* EXERCISE GOAL: For the listing below, give the number of lines in which "this" occurs. Add nothing.

* SOURCE DATA:
● ● ● ●

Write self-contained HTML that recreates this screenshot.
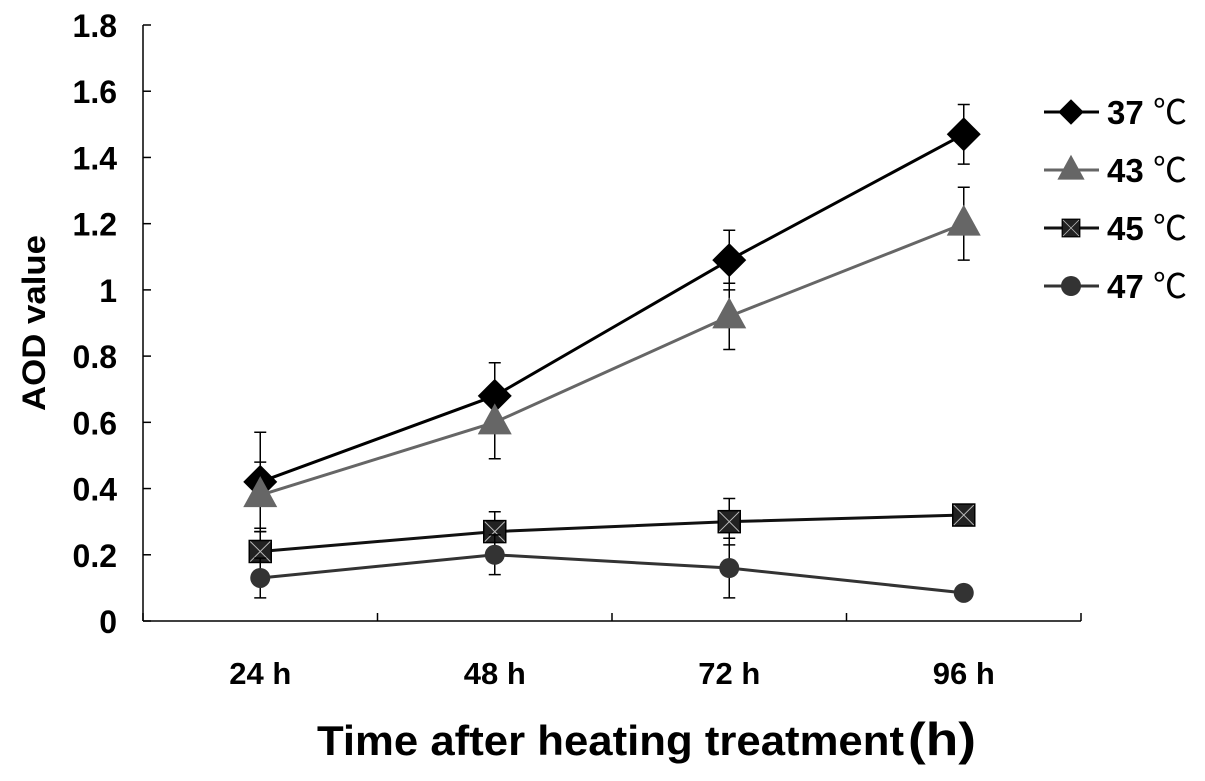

● ● ● ●

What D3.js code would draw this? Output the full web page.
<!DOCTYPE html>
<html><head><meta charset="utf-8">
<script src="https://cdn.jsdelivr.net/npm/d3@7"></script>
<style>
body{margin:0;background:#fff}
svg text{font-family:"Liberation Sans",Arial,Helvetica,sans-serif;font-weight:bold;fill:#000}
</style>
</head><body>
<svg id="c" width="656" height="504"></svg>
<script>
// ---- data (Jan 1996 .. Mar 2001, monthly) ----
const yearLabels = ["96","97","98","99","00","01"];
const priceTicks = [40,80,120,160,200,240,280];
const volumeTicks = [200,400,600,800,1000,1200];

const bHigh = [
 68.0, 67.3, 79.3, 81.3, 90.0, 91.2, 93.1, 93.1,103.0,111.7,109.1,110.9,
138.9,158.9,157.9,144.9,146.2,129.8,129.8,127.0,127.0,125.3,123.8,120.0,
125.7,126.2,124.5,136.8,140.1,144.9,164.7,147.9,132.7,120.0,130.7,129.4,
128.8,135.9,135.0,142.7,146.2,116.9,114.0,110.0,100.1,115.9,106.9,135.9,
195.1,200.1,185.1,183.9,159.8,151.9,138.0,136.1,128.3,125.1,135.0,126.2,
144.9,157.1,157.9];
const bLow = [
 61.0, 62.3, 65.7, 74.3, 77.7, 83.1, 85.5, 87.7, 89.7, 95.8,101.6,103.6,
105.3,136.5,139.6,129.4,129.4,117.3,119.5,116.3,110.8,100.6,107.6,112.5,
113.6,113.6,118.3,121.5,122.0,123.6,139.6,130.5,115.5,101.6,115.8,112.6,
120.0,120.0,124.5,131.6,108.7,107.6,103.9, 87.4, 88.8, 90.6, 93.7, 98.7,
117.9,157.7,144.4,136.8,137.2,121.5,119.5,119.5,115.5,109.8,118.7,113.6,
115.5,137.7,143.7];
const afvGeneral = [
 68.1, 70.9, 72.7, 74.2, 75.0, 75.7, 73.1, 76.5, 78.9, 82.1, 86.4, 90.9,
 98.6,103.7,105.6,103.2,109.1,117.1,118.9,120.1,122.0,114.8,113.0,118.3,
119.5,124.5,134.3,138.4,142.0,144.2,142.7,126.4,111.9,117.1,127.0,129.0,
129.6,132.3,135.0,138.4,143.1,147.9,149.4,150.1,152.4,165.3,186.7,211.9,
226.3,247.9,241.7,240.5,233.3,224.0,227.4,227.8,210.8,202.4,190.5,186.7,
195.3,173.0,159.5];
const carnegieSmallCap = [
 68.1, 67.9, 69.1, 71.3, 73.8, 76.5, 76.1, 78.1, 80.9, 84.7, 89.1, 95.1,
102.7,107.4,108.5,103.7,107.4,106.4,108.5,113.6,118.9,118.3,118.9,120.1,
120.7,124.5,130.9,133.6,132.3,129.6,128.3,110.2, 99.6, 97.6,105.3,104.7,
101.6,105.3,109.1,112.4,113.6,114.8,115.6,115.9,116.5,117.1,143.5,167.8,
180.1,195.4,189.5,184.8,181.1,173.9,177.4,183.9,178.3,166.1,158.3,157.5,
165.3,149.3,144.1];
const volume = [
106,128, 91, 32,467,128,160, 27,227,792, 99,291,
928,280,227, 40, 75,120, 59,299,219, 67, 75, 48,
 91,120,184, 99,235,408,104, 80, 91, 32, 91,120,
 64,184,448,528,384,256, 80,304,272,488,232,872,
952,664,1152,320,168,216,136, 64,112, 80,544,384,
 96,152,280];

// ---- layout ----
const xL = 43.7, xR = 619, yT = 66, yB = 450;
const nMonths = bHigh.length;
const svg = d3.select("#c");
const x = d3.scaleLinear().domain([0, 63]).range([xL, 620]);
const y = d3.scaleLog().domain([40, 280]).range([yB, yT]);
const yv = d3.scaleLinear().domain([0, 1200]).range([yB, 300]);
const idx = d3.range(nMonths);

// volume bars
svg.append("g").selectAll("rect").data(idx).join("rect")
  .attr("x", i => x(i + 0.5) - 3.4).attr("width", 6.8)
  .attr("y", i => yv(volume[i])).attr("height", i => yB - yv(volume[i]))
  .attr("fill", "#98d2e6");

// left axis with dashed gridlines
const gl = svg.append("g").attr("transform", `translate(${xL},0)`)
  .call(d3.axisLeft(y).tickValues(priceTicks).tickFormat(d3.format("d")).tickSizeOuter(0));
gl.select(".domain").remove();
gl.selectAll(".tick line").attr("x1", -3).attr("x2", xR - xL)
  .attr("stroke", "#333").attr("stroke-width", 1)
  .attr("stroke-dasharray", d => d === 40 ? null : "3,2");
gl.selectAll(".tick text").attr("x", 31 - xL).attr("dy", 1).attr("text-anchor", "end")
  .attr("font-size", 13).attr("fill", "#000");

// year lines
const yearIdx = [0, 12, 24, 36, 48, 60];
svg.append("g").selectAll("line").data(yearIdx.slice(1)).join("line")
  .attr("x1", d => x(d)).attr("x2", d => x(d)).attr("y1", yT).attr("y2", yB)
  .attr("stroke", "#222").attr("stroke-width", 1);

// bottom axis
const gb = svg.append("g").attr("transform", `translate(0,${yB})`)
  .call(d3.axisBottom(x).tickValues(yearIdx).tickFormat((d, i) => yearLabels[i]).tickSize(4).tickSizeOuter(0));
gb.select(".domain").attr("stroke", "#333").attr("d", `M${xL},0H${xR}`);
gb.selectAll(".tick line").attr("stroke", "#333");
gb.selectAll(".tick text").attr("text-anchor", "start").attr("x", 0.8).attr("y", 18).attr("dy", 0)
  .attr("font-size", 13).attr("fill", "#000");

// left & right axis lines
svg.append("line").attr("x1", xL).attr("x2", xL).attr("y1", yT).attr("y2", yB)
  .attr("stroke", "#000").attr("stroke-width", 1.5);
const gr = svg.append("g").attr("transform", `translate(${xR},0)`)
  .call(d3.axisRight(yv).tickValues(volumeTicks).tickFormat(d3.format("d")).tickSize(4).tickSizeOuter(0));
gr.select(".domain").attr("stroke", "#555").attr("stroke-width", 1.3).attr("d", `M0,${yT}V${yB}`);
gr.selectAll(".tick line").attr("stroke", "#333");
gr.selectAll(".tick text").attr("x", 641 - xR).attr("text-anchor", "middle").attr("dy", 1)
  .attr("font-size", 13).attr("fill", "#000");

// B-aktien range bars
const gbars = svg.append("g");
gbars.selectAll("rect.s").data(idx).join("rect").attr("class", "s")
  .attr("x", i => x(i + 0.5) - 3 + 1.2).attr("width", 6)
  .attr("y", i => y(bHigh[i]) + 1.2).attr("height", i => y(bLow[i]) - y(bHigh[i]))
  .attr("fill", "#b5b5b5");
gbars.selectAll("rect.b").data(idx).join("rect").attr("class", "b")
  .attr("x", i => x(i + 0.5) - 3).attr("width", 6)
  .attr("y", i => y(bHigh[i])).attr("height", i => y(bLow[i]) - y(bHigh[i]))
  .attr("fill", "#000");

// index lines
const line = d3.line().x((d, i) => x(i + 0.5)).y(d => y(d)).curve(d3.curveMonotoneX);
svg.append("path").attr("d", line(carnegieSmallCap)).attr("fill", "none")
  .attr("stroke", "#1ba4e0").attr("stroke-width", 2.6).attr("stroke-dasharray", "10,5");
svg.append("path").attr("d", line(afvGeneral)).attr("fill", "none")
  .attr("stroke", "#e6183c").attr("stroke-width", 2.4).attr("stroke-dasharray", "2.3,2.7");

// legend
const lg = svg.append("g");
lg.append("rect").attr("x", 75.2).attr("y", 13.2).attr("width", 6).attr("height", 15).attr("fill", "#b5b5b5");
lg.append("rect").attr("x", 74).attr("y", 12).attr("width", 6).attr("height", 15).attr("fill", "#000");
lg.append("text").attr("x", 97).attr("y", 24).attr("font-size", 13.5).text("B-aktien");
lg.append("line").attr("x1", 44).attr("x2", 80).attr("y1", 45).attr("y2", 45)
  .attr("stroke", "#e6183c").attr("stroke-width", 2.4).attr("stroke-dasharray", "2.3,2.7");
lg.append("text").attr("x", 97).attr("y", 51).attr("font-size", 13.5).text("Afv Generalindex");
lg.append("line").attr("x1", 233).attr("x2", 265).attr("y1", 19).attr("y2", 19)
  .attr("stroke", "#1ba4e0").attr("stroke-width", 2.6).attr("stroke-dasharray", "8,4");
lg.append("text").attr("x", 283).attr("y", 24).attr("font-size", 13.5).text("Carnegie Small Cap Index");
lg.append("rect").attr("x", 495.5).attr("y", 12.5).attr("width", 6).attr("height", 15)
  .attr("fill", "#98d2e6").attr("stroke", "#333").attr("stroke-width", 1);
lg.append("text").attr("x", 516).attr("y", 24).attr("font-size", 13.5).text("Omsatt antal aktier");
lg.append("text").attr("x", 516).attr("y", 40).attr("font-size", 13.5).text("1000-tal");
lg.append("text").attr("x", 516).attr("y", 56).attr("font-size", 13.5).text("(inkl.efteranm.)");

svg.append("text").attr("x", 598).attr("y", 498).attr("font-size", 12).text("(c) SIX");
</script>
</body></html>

● ● ● ●

* THE RESULT: 2